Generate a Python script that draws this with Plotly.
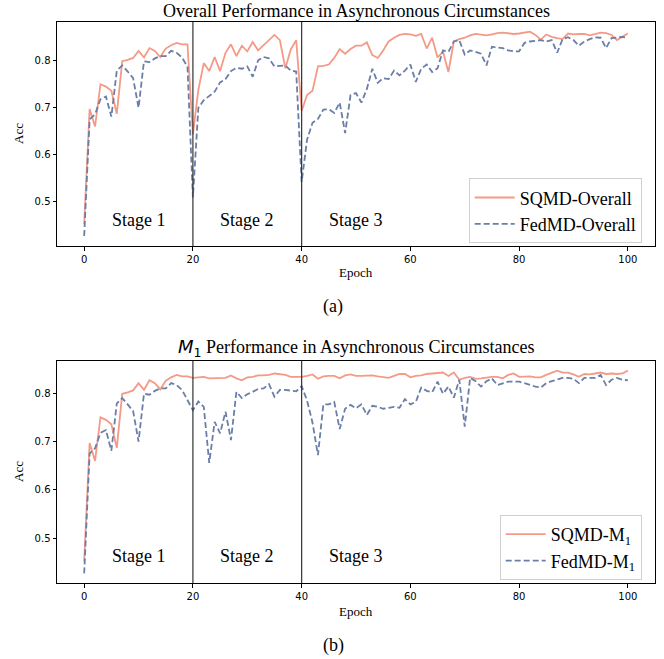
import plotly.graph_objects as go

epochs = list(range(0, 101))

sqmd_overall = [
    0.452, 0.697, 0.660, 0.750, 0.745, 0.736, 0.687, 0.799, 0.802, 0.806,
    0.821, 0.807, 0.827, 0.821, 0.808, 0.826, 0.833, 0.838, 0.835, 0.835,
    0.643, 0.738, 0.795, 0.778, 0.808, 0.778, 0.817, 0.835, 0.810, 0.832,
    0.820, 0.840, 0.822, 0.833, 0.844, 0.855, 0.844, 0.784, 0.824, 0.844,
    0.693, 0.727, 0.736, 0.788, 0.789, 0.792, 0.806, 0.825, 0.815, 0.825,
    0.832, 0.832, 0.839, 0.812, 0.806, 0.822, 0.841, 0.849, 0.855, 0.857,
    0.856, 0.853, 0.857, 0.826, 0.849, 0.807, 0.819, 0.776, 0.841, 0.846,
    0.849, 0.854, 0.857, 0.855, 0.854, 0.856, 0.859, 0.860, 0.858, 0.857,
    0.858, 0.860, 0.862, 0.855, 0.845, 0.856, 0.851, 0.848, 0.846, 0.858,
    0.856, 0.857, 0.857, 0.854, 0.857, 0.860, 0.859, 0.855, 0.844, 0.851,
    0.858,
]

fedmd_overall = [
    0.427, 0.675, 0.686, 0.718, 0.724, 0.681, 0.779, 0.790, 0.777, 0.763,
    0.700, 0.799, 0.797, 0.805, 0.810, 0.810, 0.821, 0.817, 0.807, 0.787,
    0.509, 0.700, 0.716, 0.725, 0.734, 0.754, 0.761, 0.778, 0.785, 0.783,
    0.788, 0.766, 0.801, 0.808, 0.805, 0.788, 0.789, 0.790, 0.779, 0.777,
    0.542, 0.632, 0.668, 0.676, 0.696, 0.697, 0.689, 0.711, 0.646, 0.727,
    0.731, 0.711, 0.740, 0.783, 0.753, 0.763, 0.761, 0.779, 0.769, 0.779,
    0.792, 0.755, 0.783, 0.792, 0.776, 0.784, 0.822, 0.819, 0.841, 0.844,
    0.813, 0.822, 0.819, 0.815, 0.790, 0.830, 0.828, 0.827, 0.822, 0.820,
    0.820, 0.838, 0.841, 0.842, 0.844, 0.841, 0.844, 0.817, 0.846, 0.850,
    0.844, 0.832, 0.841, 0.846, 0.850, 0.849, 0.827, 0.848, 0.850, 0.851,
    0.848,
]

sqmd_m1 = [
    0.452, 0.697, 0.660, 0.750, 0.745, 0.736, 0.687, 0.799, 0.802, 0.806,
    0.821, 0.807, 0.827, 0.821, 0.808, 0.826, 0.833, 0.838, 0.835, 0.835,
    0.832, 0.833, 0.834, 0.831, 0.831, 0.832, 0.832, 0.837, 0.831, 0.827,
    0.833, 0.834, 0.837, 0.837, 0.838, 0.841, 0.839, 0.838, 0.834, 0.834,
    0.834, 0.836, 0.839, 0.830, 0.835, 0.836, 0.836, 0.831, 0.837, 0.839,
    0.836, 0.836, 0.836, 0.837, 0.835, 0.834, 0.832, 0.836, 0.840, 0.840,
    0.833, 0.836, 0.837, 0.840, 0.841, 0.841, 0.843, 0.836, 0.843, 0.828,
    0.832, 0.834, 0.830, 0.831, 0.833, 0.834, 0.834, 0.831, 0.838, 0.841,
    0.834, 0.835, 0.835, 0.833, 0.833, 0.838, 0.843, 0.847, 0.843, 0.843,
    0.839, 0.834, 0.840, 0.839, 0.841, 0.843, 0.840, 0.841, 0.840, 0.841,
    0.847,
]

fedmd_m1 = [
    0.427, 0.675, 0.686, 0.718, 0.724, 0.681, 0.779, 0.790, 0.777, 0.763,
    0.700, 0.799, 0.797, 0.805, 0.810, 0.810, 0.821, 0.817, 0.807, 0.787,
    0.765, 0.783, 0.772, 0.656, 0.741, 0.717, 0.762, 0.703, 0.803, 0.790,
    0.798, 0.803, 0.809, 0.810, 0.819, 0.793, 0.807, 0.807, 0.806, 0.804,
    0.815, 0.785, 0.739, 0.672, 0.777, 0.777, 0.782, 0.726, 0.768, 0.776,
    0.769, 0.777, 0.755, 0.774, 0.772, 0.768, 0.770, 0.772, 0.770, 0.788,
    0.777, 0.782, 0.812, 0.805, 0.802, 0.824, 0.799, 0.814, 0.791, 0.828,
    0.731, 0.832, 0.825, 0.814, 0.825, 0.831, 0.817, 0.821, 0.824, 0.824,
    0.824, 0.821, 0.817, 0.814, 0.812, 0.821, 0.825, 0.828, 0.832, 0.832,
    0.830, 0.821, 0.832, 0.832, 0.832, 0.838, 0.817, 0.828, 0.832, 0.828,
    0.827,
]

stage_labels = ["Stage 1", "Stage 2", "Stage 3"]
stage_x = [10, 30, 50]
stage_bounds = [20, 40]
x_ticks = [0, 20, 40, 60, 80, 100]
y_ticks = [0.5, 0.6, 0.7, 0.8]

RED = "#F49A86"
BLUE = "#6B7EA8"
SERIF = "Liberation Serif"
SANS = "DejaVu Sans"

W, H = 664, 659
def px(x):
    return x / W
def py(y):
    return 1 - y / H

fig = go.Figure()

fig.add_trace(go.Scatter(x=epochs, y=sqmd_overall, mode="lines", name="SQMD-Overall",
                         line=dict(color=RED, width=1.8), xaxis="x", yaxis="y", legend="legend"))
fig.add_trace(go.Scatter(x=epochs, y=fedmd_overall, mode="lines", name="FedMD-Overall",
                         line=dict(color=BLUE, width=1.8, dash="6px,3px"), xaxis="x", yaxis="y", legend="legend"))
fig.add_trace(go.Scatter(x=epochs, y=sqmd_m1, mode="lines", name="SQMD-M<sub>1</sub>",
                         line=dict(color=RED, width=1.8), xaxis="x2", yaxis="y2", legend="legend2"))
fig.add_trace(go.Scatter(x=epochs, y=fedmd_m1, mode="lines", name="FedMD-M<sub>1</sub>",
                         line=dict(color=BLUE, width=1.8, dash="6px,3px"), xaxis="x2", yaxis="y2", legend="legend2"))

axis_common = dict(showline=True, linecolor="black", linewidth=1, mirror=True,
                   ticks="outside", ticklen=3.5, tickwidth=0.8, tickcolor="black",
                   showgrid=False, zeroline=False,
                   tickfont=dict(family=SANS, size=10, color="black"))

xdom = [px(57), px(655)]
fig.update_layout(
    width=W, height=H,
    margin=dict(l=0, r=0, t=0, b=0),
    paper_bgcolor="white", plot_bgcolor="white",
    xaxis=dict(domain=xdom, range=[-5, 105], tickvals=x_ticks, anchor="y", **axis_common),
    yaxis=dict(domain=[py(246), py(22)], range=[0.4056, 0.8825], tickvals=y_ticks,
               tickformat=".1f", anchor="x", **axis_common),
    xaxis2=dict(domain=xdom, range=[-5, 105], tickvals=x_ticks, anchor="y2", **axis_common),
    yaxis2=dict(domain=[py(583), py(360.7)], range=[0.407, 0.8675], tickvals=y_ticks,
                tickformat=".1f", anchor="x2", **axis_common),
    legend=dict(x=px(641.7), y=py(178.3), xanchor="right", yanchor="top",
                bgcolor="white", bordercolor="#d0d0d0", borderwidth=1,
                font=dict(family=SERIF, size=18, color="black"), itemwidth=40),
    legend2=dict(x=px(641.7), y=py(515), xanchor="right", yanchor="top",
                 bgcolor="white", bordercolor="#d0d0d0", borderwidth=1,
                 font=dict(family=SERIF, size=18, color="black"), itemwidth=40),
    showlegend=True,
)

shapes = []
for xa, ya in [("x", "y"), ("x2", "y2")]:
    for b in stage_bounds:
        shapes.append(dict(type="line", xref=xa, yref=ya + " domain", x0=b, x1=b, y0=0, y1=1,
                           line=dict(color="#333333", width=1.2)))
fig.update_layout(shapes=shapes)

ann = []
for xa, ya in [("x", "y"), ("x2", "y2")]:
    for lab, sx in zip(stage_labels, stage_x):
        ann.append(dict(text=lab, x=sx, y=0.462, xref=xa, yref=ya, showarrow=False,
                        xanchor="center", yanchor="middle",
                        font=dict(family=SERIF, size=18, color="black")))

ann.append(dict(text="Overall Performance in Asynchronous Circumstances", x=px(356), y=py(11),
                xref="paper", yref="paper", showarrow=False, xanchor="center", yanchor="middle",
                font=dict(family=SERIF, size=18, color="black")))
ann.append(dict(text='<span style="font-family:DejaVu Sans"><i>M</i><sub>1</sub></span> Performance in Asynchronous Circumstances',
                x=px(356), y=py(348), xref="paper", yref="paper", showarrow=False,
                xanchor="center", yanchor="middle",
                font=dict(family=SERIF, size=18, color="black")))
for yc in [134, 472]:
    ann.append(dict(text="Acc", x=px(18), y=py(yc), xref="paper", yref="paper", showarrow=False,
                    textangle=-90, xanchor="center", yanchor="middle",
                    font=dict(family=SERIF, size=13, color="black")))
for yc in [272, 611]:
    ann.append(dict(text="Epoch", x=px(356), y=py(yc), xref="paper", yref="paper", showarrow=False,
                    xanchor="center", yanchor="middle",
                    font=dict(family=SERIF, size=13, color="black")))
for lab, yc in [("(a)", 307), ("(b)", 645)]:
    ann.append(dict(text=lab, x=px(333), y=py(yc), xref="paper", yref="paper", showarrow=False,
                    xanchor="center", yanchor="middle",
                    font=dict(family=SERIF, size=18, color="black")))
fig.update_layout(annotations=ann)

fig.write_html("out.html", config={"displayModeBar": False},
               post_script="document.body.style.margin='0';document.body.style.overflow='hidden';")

════════════════

> **Goal**
Restate each line from the start of the listing through the line bearing "epochs = list(range(0, 101))" word for word. Drop the pictures.

> **Expected output**
Generate a Python script that draws this with Plotly.
import plotly.graph_objects as go

epochs = list(range(0, 101))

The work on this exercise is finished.